Annie Gilbert cuts the ribbon at the Castle’s relaunch with (l-r) General Manager Colin Pilbeam, Jo and Nick Naismith and Dave Hayward, Front of House Manager

VILLAGERS in Chiddingstone are celebrating with a glass of cheer after their ‘local’, the Castle Inn, finally reopened its doors this month, having stood empty for a year.

The pub has been relaunched by Nick Naismith, Chairman of Westerham Brewery, who also brought back to life the Wheatsheaf in the nearby village of Bough Beech in 2014 after it had closed.

The Castle dates from 1420 and, along with many other buildings in the Tudor village, is owned by the National Trust. They appointed Mr Naismith as tenant last October after a six-month search for a suitable candidate.

Gary Churchill, the Trust’s Estate Manager who looks after Chiddingstone, said: “We’re delighted to welcome Nick Naismith’s company as the new tenant of the Castle Inn pub.

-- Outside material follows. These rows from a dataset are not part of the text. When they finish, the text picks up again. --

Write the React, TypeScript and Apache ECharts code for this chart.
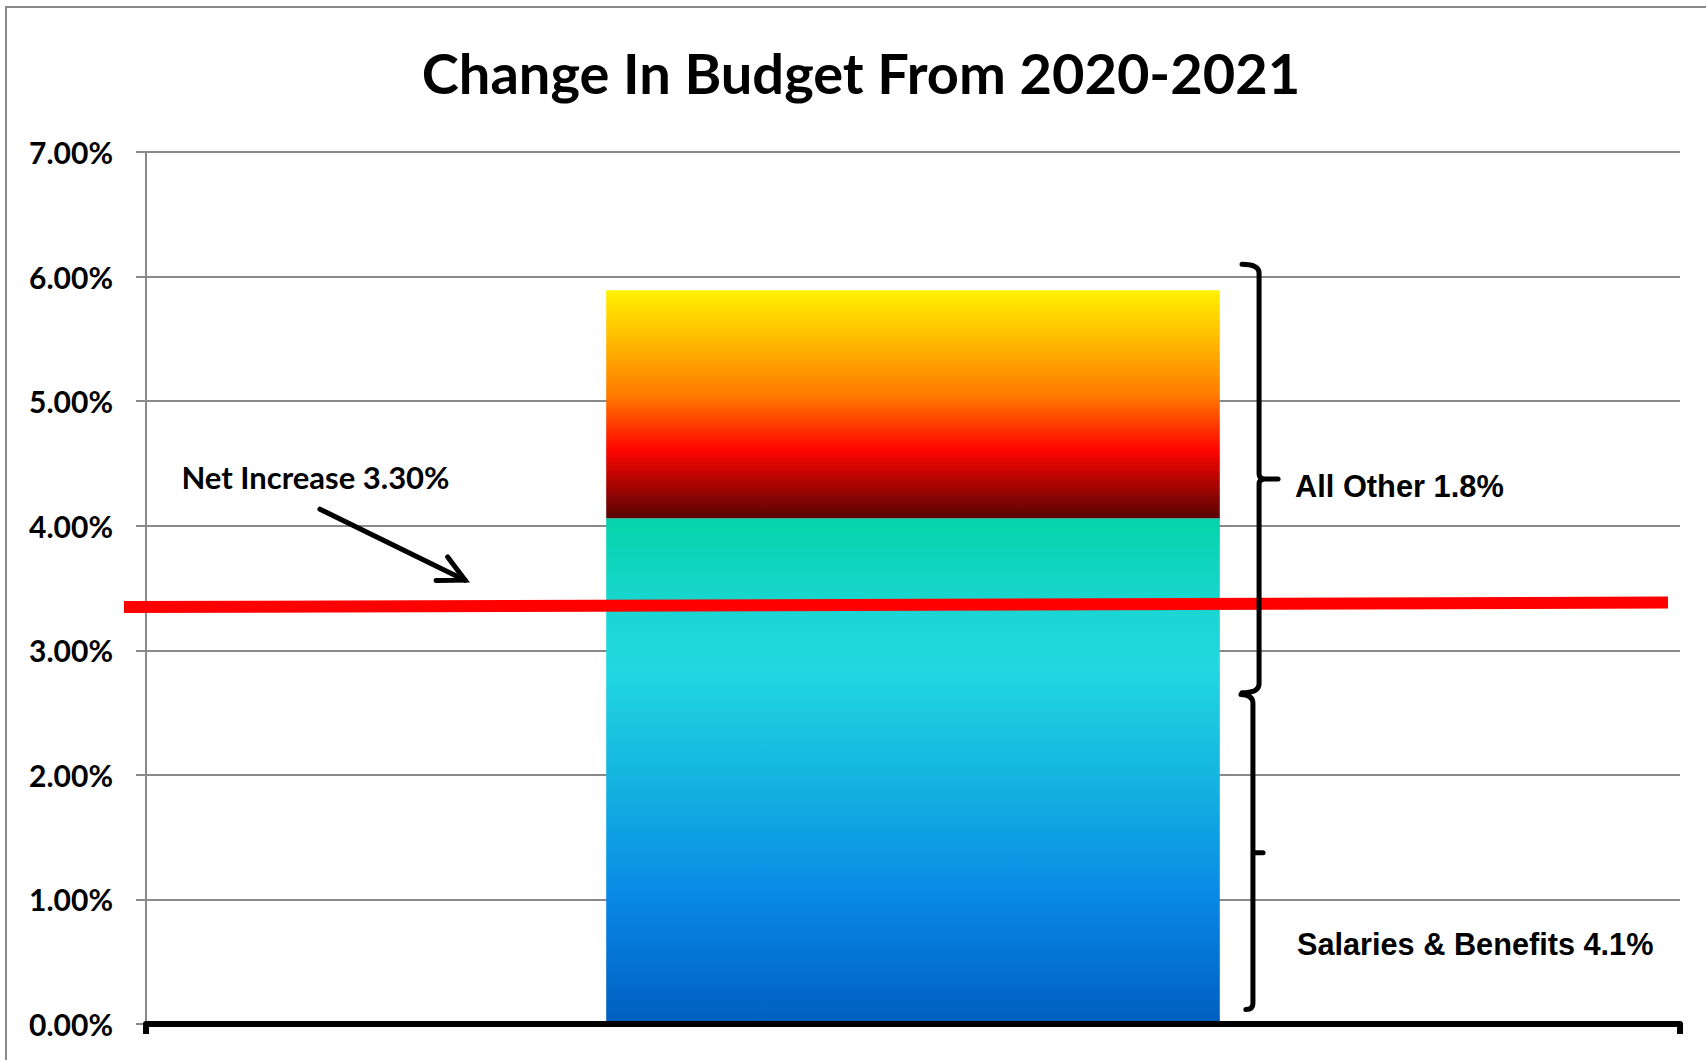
import React, { useEffect, useRef } from "react";
import * as echarts from "echarts";

// ---- data ----
const categories = ["2020-2021"];
const salariesBenefits = [4.06];
const allOther = [1.83];
const yMin = 0;
const yMax = 7;
const yInterval = 1;
// net increase line (x on a 0..1 helper axis of a wider helper grid, y in %)
const netLineX = [0.0152, 0.9924];
const netLineY = [3.347, 3.383];

const titleText = "Change In Budget From 2020-2021";
const netLabel = "Net Increase 3.30%";
const allOtherLabel = "All Other 1.8%";
const salariesLabel = "Salaries & Benefits 4.1%";

export default function App() {
  const ref = useRef<HTMLDivElement | null>(null);
  useEffect(() => {
    if (!ref.current) return;
    const chart = echarts.init(ref.current, null, { renderer: "svg" });
    const gridColor = "#898989";
    const option: any = {
      animation: false,
      backgroundColor: "#ffffff",
      grid: [
        { left: 146, right: 26, top: 152, bottom: 36, containLabel: false },
        { left: 100, right: 26, top: 152, bottom: 36, containLabel: false },
      ],
      xAxis: [
        {
          type: "category",
          gridIndex: 0,
          data: categories,
          boundaryGap: true,
          axisLine: { show: true, lineStyle: { color: "#000", width: 6 } },
          axisTick: { show: true, length: 10, lineStyle: { color: "#000", width: 6 } },
          axisLabel: { show: false },
          splitLine: { show: false },
          z: 5,
        },
        { type: "value", gridIndex: 0, min: 0, max: 1, show: false },
        { type: "value", gridIndex: 1, min: 0, max: 1, show: false },
      ],
      yAxis: [
        {
          type: "value",
          gridIndex: 0,
          min: yMin,
          max: yMax,
          interval: yInterval,
          axisLine: { show: true, lineStyle: { color: gridColor, width: 2 } },
          axisTick: { show: true, length: 10, lineStyle: { color: gridColor, width: 2 } },
          splitLine: { show: true, lineStyle: { color: gridColor, width: 2 } },
          axisLabel: {
            margin: 33,
            color: "#000",
            fontFamily: "Lato",
            fontWeight: "bold",
            fontSize: 30,
            formatter: (v: number) => v.toFixed(2) + "%",
          },
        },
        { type: "value", gridIndex: 1, min: yMin, max: yMax, interval: yInterval, show: false },
      ],
      series: [
        {
          name: "Salaries & Benefits",
          type: "bar",
          stack: "total",
          barWidth: "40%",
          data: salariesBenefits,
          itemStyle: {
            color: new echarts.graphic.LinearGradient(0, 0, 0, 1, [
              { offset: 0, color: "#05D3AA" },
              { offset: 0.18, color: "#1AD6D2" },
              { offset: 0.3, color: "#22D7E0" },
              { offset: 0.55, color: "#12AEE0" },
              { offset: 0.75, color: "#0888E6" },
              { offset: 1, color: "#005EC0" },
            ]),
          },
        },
        {
          name: "All Other",
          type: "bar",
          stack: "total",
          barWidth: "40%",
          data: allOther,
          itemStyle: {
            color: new echarts.graphic.LinearGradient(0, 0, 0, 1, [
              { offset: 0, color: "#FFF200" },
              { offset: 0.3, color: "#FFA500" },
              { offset: 0.46, color: "#FF7A00" },
              { offset: 0.7, color: "#FF0500" },
              { offset: 1, color: "#560404" },
            ]),
          },
        },
        {
          name: "Net Increase",
          type: "line",
          xAxisIndex: 2,
          yAxisIndex: 1,
          data: netLineX.map((x, i) => [x, netLineY[i]]),
          showSymbol: false,
          symbol: "none",
          clip: false,
          z: 10,
          lineStyle: { color: "#FF0000", width: 12, cap: "butt" },
        },
        {
          name: "helper",
          type: "scatter",
          xAxisIndex: 1,
          yAxisIndex: 0,
          data: [],
          silent: true,
        },
      ],
    };
    chart.setOption(option);

    const px = (x: number, y: number) =>
      chart.convertToPixel({ seriesIndex: 3 }, [x, y]) as number[];

    // Upper brace (All Other)
    const ub = {
      v: px(0.7256, 6.098),
      l: px(0.7145, 6.098),
      tip: px(0.738, 4.375),
      bot: px(0.7256, 2.659),
    };
    const V = ub.v[0], L = ub.l[0], yt = ub.v[1], ym = ub.tip[1], yb = ub.bot[1], T = ub.tip[0];
    const r = 9;
    const d1 =
      `M ${L} ${yt} Q ${V} ${yt} ${V} ${yt + r} L ${V} ${ym - 5} Q ${V} ${ym} ${V + 6} ${ym} L ${T} ${ym} ` +
      `M ${V + 6} ${ym} Q ${V} ${ym} ${V} ${ym + 5} L ${V} ${yb - r} Q ${V} ${yb} ${L} ${yb}`;
    // Lower brace (Salaries)
    const lbTop = px(0.7216, 2.645);
    const lbLeft = px(0.7138, 2.645);
    const lbBot = px(0.7216, 0.1155);
    const lbBotL = px(0.717, 0.1155);
    const lbTip = px(0.7282, 1.375);
    const V2 = lbTop[0];
    const d2 =
      `M ${lbLeft[0]} ${lbTop[1]} Q ${V2} ${lbTop[1]} ${V2} ${lbTop[1] + r} L ${V2} ${lbBot[1] - 6} Q ${V2} ${lbBot[1]} ${lbBotL[0]} ${lbBot[1]} ` +
      `M ${V2} ${lbTip[1] + 3} L ${V2} ${lbTip[1]} L ${lbTip[0]} ${lbTip[1]}`;
    echarts.graphic.registerShape("braceUpper", echarts.graphic.extendPath(d1, {}) as any);
    echarts.graphic.registerShape("braceLower", echarts.graphic.extendPath(d2, {}) as any);

    // Arrow
    const tail = px(0.1134, 4.133);
    const tip = px(0.208, 3.563);
    const ang = Math.atan2(tip[1] - tail[1], tip[0] - tail[0]) + Math.PI;
    const armLen = 29;
    const spread = (27 * Math.PI) / 180;
    const a1 = [tip[0] + armLen * Math.cos(ang - spread), tip[1] + armLen * Math.sin(ang - spread)];
    const a2 = [tip[0] + armLen * Math.cos(ang + spread), tip[1] + armLen * Math.sin(ang + spread)];

    const netPos = px(0.0231, 4.394);
    const allPos = px(0.749, 4.318);
    const salPos = px(0.7503, 0.637);

    chart.setOption({
      graphic: [
        {
          type: "rect",
          z: 0,
          silent: true,
          shape: { x: 6, y: 7, width: 1800, height: 1200 },
          style: { fill: "none", stroke: "#898989", lineWidth: 2 },
        },
        {
          type: "text",
          z: 100,
          x: 861,
          y: 72,
          style: {
            text: titleText,
            font: "bold 56px Lato",
            fill: "#000",
            align: "center",
            verticalAlign: "middle",
          },
        },
        {
          type: "braceUpper",
          z: 100,
          style: { stroke: "#000", lineWidth: 5, fill: "none", lineCap: "round", lineJoin: "round" },
        },
        {
          type: "braceLower",
          z: 100,
          style: { stroke: "#000", lineWidth: 5, fill: "none", lineCap: "round", lineJoin: "round" },
        },
        {
          type: "line",
          z: 100,
          shape: { x1: tail[0], y1: tail[1], x2: tip[0], y2: tip[1] },
          style: { stroke: "#000", lineWidth: 5, lineCap: "round" },
        },
        {
          type: "polyline",
          z: 100,
          shape: { points: [a1, tip, a2] },
          style: { stroke: "#000", lineWidth: 5, fill: "none", lineCap: "round", lineJoin: "miter" },
        },
        {
          type: "text",
          z: 100,
          x: netPos[0],
          y: netPos[1],
          style: {
            text: netLabel,
            font: "bold 31px Lato",
            fill: "#000",
            align: "left",
            verticalAlign: "middle",
          },
        },
        {
          type: "text",
          z: 100,
          x: allPos[0],
          y: allPos[1],
          style: {
            text: allOtherLabel,
            font: "bold 30.8px 'Liberation Sans'",
            fill: "#000",
            align: "left",
            verticalAlign: "middle",
          },
        },
        {
          type: "text",
          z: 100,
          x: salPos[0],
          y: salPos[1],
          style: {
            text: salariesLabel,
            font: "bold 30.7px 'Liberation Sans'",
            fill: "#000",
            align: "left",
            verticalAlign: "middle",
          },
        },
      ],
    });

    return () => chart.dispose();
  }, []);

  return (
    <div
      ref={ref}
      style={{ position: "absolute", left: 0, top: 0, width: 1706, height: 1060 }}
    />
  );
}
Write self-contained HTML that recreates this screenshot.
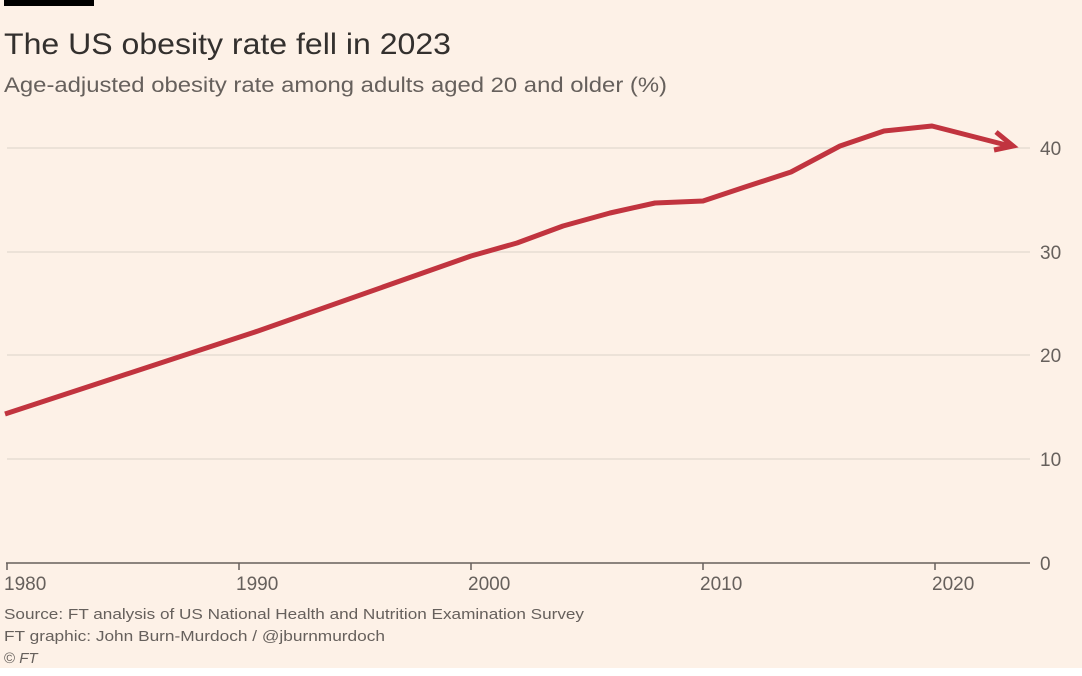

Our first priority has always been to find the right person to care for the historic building.

“Nick and his staff have experience successfully refurbishing and operating similar listed pubs in the area – and we were drawn to his plans to offer locally sourced produce on the menu.”

He added: ““This took time, but we are confident that the thorough selection process will ensure its place at the heart of the village for years to come.”

The premises required extensive refurbishment after the previous landlord, John McManus, stripped the pub of its fixtures and fittings before his sudden departure on April 17 last year.

BUILT TO LAST The Castle Inn dates from 1420

The renovation to the Grade II listed building, described as a ‘sympathetic facelift’, was partly funded by the Trust, who spent £70,000 on structural work such as repointing a 15th Century plinth with traditional lime mortar.

“We have made the most of the lovely historic features while also giving the inn a fresh, welcoming feel,” said Mr Naismith, who is also involved with The Carpenters Arms at Limpsfield Chart and The Royal Oak at Crockham Hill.

“It was very important to us to respect the incredible heritage of the building, so we have preserved all the fireplaces, tiled floors and oak panelling, but have also redecorated throughout.

The Castle’s reopening was marked by the cutting of a ribbon by Annie Gilbert, who has lived next door to the pub for 30 years and used to frequent it even before she moved to the village.

“In the days before I lived in Chiddingstone, we used to drive down from London on a Friday night just to have dinner at the pub,” says Ms Gilbert.

“It’s such a stunning building, in such a beautiful setting, and everyone was devastated when it closed as it’s such a major part of the village. Needless to say, we are over the moon to see it open again.”

The National Trust has owned the freehold on the Grade I listed pub since 1939, along with the Chiding Stone itself (a large rock behind the school), the village hall, Post Office, five residential cottages and the Old Manor, a medieval hall next to the Castle which has also been lying vacant for more than a year.

Mr McManus, previously a chef at Le Gavroche in London, abandoned the tenancy after six years in charge. Before him Nigel Lucas owned the lease for more than 40 years until a hike in the rent meant his business was no longer viable.